The heads of the two companies, both leading contractors on the Ariane space launcher, are due to meet French President Francois Hollande early on Monday, Hollande's office said, but no official reason for the meeting was provided.

Two people familiar with the matter said space would top the agenda, amid growing pressure from industrial groups for a shake-up of Europe's public-private system of building rockets.

The move is expected to involve closer partnership between Airbus Defence & Space, which builds the Ariane launcher, and the Herakles space propulsion unit of French aerospace group Safran, which makes its solid rocket motors.

It is the first concrete step towards consolidation after Airbus Group Chief Executive Tom Enders, speaking exclusively to Reuters last month, called for a shake-up to prevent Europe becoming "irrelevant" in the $6.5 billion (3.82889 billion pounds) space-launch industry.

His call for a bigger industry was triggered by the arrival of low-cost U.S. based Space Exploration Technologies (SpaceX), run by electric car mogul Elon Musk.

But industry sources say there have been disagreements with France's CNES space agency over the right strategy to adopt.

Musk's SpaceX company offers lightweight rocket launchers to send up communications satellites at lower prices than those currently on the market, including Europe's Ariane 5.

Europe aims to replace the Ariane 5 rocket launcher with an Ariane 6 by 2021, but is wrestling with complex structures behind the design, manufacture and marketing of space launchers as well as strict conditions on the national share of work.
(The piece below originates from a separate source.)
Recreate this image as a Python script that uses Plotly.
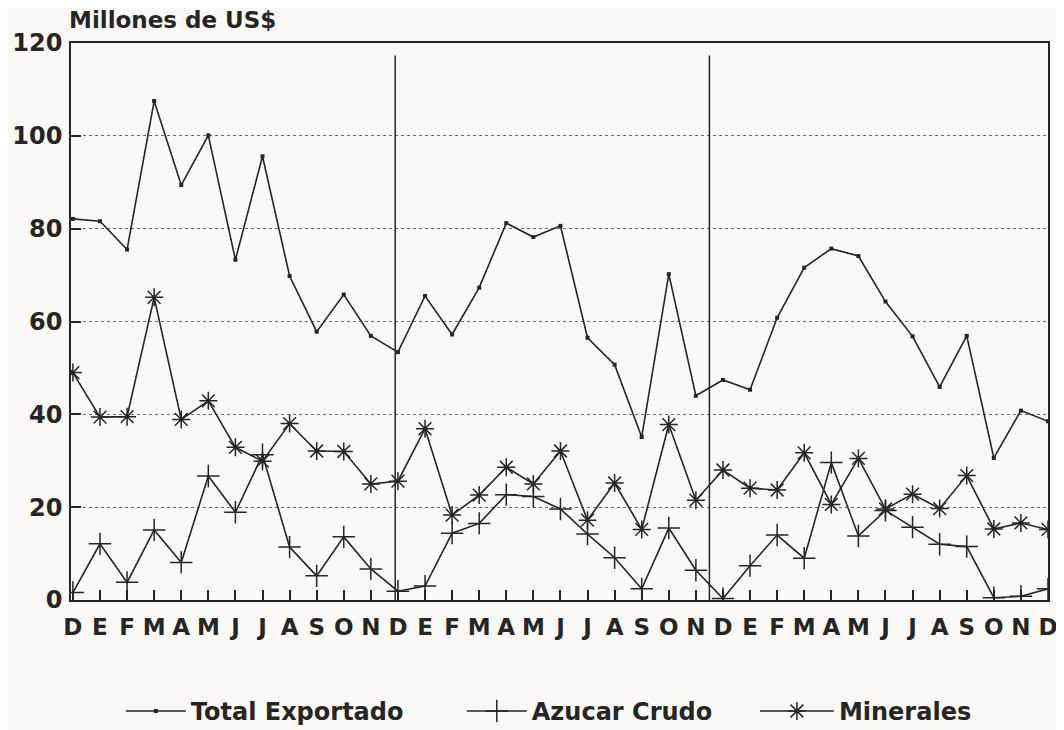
import plotly.graph_objects as go

meses = ["D", "E", "F", "M", "A", "M", "J", "J", "A", "S", "O", "N",
         "D", "E", "F", "M", "A", "M", "J", "J", "A", "S", "O", "N",
         "D", "E", "F", "M", "A", "M", "J", "J", "A", "S", "O", "N", "D"]

total_exportado = [82.1, 81.6, 75.5, 107.5, 89.4, 100.1, 73.3, 95.6, 69.8, 57.8, 65.8, 56.9,
                   53.4, 65.5, 57.2, 67.3, 81.2, 78.2, 80.6, 56.5, 50.7, 35.1, 70.2, 44.0,
                   47.4, 45.3, 60.8, 71.6, 75.7, 74.1, 64.3, 56.8, 45.9, 56.9, 30.6, 40.8, 38.5]

azucar_crudo = [1.6, 12.1, 3.8, 15.1, 8.1, 26.7, 18.9, 31.3, 11.4, 5.2, 13.6, 6.7,
                1.9, 3.0, 14.4, 16.5, 22.7, 22.3, 19.6, 14.2, 9.1, 2.4, 15.5, 6.4,
                0.3, 7.4, 14.0, 9.0, 29.6, 13.8, 19.3, 15.7, 12.0, 11.5, 0.5, 0.8, 2.4]

minerales = [49.0, 39.4, 39.5, 65.2, 38.9, 42.9, 32.9, 29.9, 38.0, 32.1, 32.0, 25.0,
             25.6, 36.9, 18.3, 22.6, 28.6, 25.0, 32.1, 17.2, 25.2, 15.2, 37.8, 21.5,
             28.0, 24.1, 23.7, 31.7, 20.6, 30.5, 19.6, 22.8, 19.7, 26.8, 15.3, 16.6, 15.2]

separadores = [11.9, 23.5]
y_ticks = [0, 20, 40, 60, 80, 100, 120]

ink = "#252525"
bg = "#faf9f6"
font_family = "DejaVu Sans"
x_idx = list(range(len(meses)))

fig = go.Figure()
fig.add_trace(go.Scatter(
    x=x_idx, y=total_exportado, name="<b>Total Exportado</b>", mode="lines+markers",
    legend="legend",
    line=dict(color=ink, width=1.6),
    marker=dict(symbol="square", size=4, color=ink)))
fig.add_trace(go.Scatter(
    x=x_idx, y=azucar_crudo, name="<b>Azucar Crudo</b>", mode="lines+markers",
    legend="legend2",
    line=dict(color=ink, width=1.6),
    marker=dict(symbol="cross-thin-open", size=16, color=ink,
                line=dict(color=ink, width=1.5))))
fig.add_trace(go.Scatter(
    x=x_idx, y=minerales, name="<b>Minerales</b>", mode="lines+markers",
    legend="legend3",
    line=dict(color=ink, width=1.6),
    marker=dict(symbol="asterisk-open", size=15, color=ink,
                line=dict(color=ink, width=1.5))))

for xs in separadores:
    fig.add_shape(type="line", xref="x", yref="y", x0=xs, x1=xs, y0=0, y1=117.3,
                  line=dict(color=ink, width=1.5))

fig.add_annotation(text="<b>Millones de US$</b>", xref="paper", yref="paper",
                   x=-0.004, y=1.041, xanchor="left", yanchor="middle", showarrow=False,
                   font=dict(family=font_family, size=23, color=ink))

leg_common = dict(orientation="h", yanchor="middle", y=-0.2, xanchor="left",
                  font=dict(family=font_family, size=24, color=ink),
                  bgcolor="rgba(0,0,0,0)")

fig.update_layout(
    width=1056, height=722,
    margin=dict(l=63, r=16, t=35, b=130, autoexpand=False),
    paper_bgcolor=bg, plot_bgcolor=bg,
    showlegend=True,
    legend=dict(x=0.051, itemwidth=60, **leg_common),
    legend2=dict(x=0.400, itemwidth=60, **leg_common),
    legend3=dict(x=0.700, itemwidth=74, **leg_common),
    xaxis=dict(range=[-0.07, 36.0], tickmode="array", tickvals=x_idx,
               ticktext=["<b>%s</b>" % m for m in meses], automargin=False,
               ticks="inside", ticklen=10, tickwidth=1.5, tickcolor=ink,
               showline=True, linecolor=ink, linewidth=1.5, mirror=True,
               showgrid=False, zeroline=False, ticklabelstandoff=6,
               tickfont=dict(family=font_family, size=23, color=ink)),
    yaxis=dict(range=[0, 120], tickmode="array", tickvals=y_ticks,
               ticktext=["<b>%d</b>" % v for v in y_ticks], automargin=False,
               ticks="inside", ticklen=10, tickwidth=1.5, tickcolor=ink,
               showline=True, linecolor=ink, linewidth=1.5, mirror=True,
               showgrid=True, gridcolor="#6a6a6a", gridwidth=1, griddash="dot",
               zeroline=False, ticklabelstandoff=2,
               tickfont=dict(family=font_family, size=24, color=ink)),
)

fig.write_html("out.html")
Under the current system, government agencies such as CNES in France and the DLR in Germany design launchers, and pass the designs to Airbus Group to manufacture the product, which is then passed to a third party, Arianespace, to market.

Airbus Group owns around 30 percent of Arianespace, whose biggest shareholder is the French space agency, CNES. Safran owns just under 11 percent.

By seizing the industrial initiative, Enders and Safran Chief Executive Jean-Paul Herteman are effectively offering to lead Europe's fight-back against SpaceX but must also tackle sensitivities among public bodies involved, observers said.

Enders has likened the threat posed by SpaceX to a wake-up call that forced European planemaker Airbus to reorganize after rivals Boeing and McDonnell Douglas merged almost 20 years ago.

Without a new industrial set-up, Ariane 6 and the intermediary Ariane 5 ME will be a failure, he believes.

Les Echos newspaper, also reporting a new co-operation venture, said Airbus and Safran would propose a new technical configuration for Ariane 6 as part of the move. France and Germany have been at odds over the rocket's design, which must be resolved ahead of a ministerial meeting in December.